In this case, there can be an extra set of constraints called action constraints to specify which action features cannot co-occur. These are sometimes called mutual exclusion or mutex constraints.
Another way to model the actions of Example 6.1 is that, at each step, Rob gets to choose
whether it will pick up coffee – let $PUC$ be a Boolean variable that is true when Rob picks up coffee
whether it will deliver coffee – let $DelC$ be a Boolean variable that is true when Rob delivers coffee
whether it will pick up mail – let $PUM$ be a Boolean variable that is true when Rob picks up mail
whether it will deliver mail – let $DelM$ be a Boolean variable that is true when Rob delivers mail
whether it moves. Let $Move$ be a variable with domain $\{mc,mcc,nm\}$ that specifies whether Rob moves clockwise, moves counterclockwise, or does not move ($nm$ means “not move”).
Thus the agent can be seen as doing more than one action in a single stage. For some of the actions at the same stage, the robot can do them in any order, such as delivering coffee and delivering mail.
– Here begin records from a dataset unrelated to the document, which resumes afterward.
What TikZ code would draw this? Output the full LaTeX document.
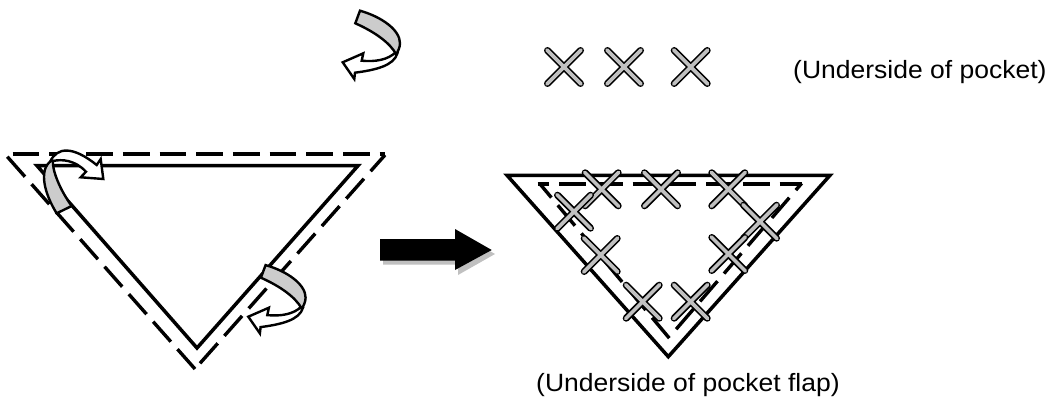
\documentclass[tikz,border=0pt]{standalone}
\usepackage{fontspec}
\setmainfont{Liberation Sans}
\definecolor{bandgray}{RGB}{204,204,204}
\definecolor{xgray}{RGB}{192,192,192}
\tikzset{
  solidline/.style={line width=3.5pt,line join=miter,miter limit=10},
  dashline/.style={line width=3.4pt,dash pattern=on 26.7pt off 10pt},
  outline/.style={draw=black,line width=2.4pt,line join=miter},
  label/.style={inner sep=0pt,font=\fontsize{25}{30}\selectfont,xscale=1.06,transform shape},
  curlarrow/.pic={
    \path[outline,fill=white] (342.7,62.3) -- (363.3,53.3) -- (361.7,60.7)
      .. controls (375,62) and (388,60) .. (396,52)
      -- (397.5,53) .. controls (394,66) and (375,70) .. (355,72.7)
      -- (354.3,79) -- cycle;
    \path[outline,fill=bandgray] (360,10.7) .. controls (382,17) and (400,30) .. (400,43.3)
      .. controls (400,47) and (398,52) .. (396,54)
      .. controls (390,43) and (375,32) .. (355.3,23.3) -- cycle;
  },
  xmark/.pic={
    \draw[black,line width=7pt,line cap=round] (-16.5,-16.5) -- (16.5,16.5) (-16.5,16.5) -- (16.5,-16.5);
    \draw[xgray,line width=3.6pt,line cap=round] (-17,-17) -- (17,17) (-17,17) -- (17,-17);
  }
}
\begin{document}
\begin{tikzpicture}[x=1pt,y=-1pt]
\useasboundingbox (0,0) rectangle (1051,401);
\fill[white] (0,0) rectangle (1051,401);
% left triangle
\draw[solidline] (37,165.7) -- (358,165.7) -- (197,348) -- cycle;
\draw[dashline] (12.7,154) -- (385,154);
\draw[dashline] (7.3,156.7) -- (195,369);
\draw[dashline] (200,363.3) -- (385,155);
% top curled arrow and lower one
\pic at (0,0) {curlarrow};
\pic at (-94.4,254.4) {curlarrow};
% upper-left curled arrow
\path[outline,fill=white] (50,162) .. controls (57,146.5) and (73,146) .. (96.7,165)
  -- (100.7,159) -- (103.3,179) -- (80.7,177.3) -- (86,171.7)
  .. controls (75,160) and (62,159) .. (53,161) -- cycle;
\path[outline,fill=bandgray] (51,161) .. controls (38,170) and (45,195) .. (56.7,213.3)
  -- (71.7,206) .. controls (60,190) and (52,170) .. (53,161) -- cycle;
% block arrow
\fill[xgray] (383,243) -- (458,243) -- (458,233) -- (495,254) -- (458,275) -- (458,264.7) -- (383,264.7) -- cycle;
\fill[black] (380,239) -- (455,239) -- (455,229) -- (491.7,250) -- (455,270) -- (455,260.7) -- (380,260.7) -- cycle;
% right triangle
\draw[solidline] (507,175.3) -- (830,175.3) -- (668.3,356.7) -- cycle;
\draw[line width=3.4pt,dash pattern=on 26.7pt off 10pt,dash phase=15.1pt] (537.7,184) -- (801.7,184);
\draw[line width=3.4pt,dash pattern=on 26.7pt off 10pt,dash phase=9pt] (540,184) -- (670,339);
\draw[line width=3.4pt,dash pattern=on 26.7pt off 10pt,dash phase=17.7pt] (801.7,183.3) -- (672,334);
% crosses
\foreach \cx/\cy in {564/67,624/67,690.7/67,601.7/189.3,574/211.7,600.7/255,661/189.3,728.3/189.3,760/221.7,728.3/254,642.7/301.7,690.7/301.7}
  \pic at (\cx,\cy) {xmark};
% labels
\node[label,anchor=base west] (lblpocket) at (793,78.3) {(Underside of pocket)};
\node[label,anchor=base west] (lblflap) at (536,391) {(Underside of pocket flap)};
\end{tikzpicture}
\end{document}
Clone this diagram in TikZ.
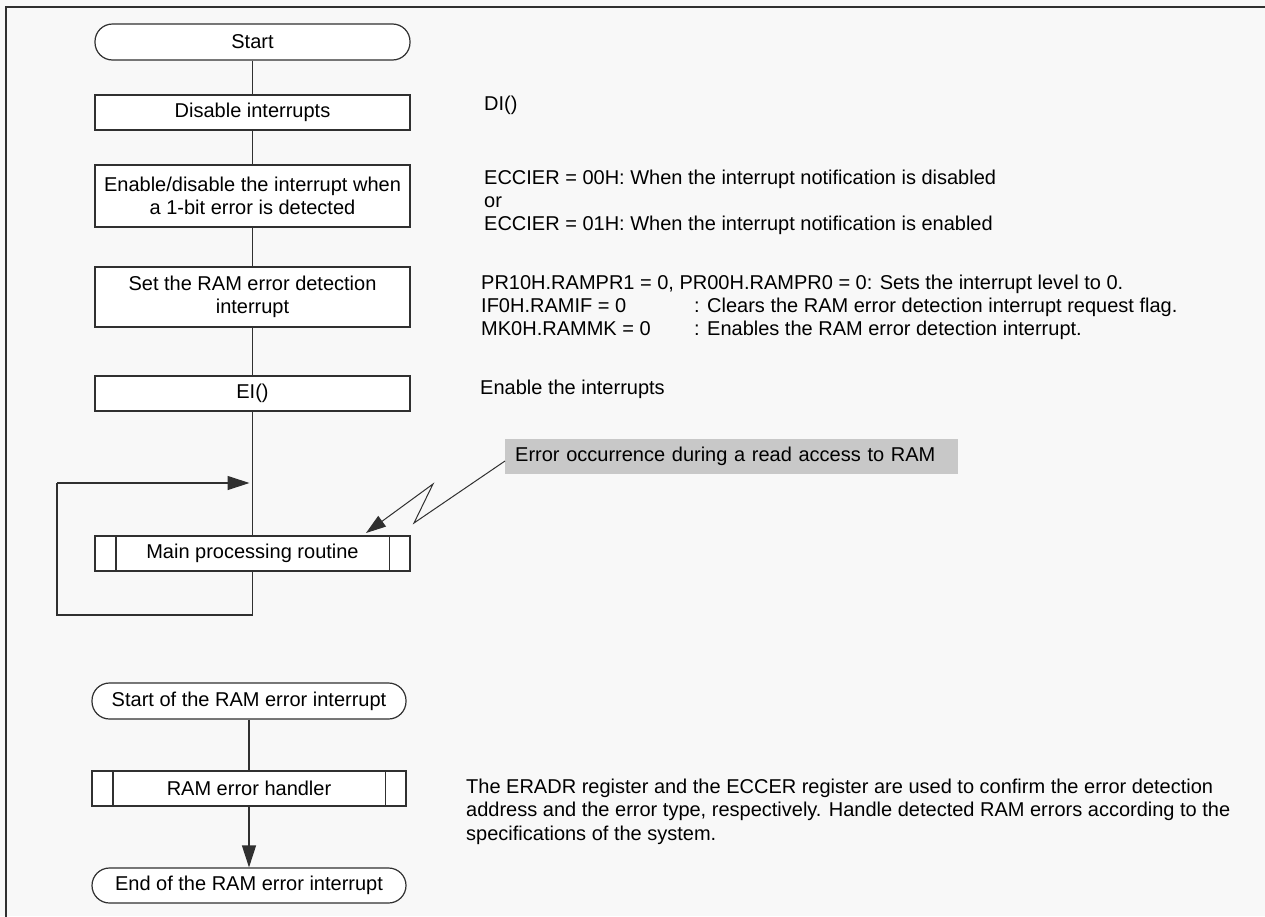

Some of the actions at the same stage need to be carried out in a particular order, for example, the agent must move after the other actions.
$RLo{c}_{i}$ – Rob’s location $RH{C}_{i}$ – Rob has coffee $SW{C}_{i}$ – Sam wants coffee $M{W}_{i}$ – Mail is waiting $RH{M}_{i}$ – Rob has mail $Mov{e}_{i}$ – Rob’s move action $PU{C}_{i}$ – Rob picks up coffee $DelC$ – Rob delivers coffee $PU{M}_{i}$ – Rob picks up mail $Del{M}_{i}$ – Rob delivers mail |
Consider finding a plan to get Sam coffee, where initially, Sam wants coffee but the robot does not have coffee. The initial state can be represented as two domain constraints: $SW{C}_{0}=true$ and $RH{C}_{0}=false$. The goal is that Sam no longer wants coffee, $SW{C}_{k}=false$.
With a planning horizon of 2, the CSP is shown in Figure 6.5. The goal is represented as the domain constraint $SW{C}_{2}=false$, there is a solution $RLo{c}_{0}=cs$ (the robot has to start in the coffee shop), $PU{C}_{0}=true$ (the robot has to pick up coffee initially), $Mov{e}_{0}=mc$ (the robot has to move to the office), and $D{C}_{1}=true$ (the robot has to deliver coffee at time 1).
Note that in the representation without factored actions, the problem cannot be solved with a horizon of 2; it requires a horizon of 3, as there are no concurrent actions.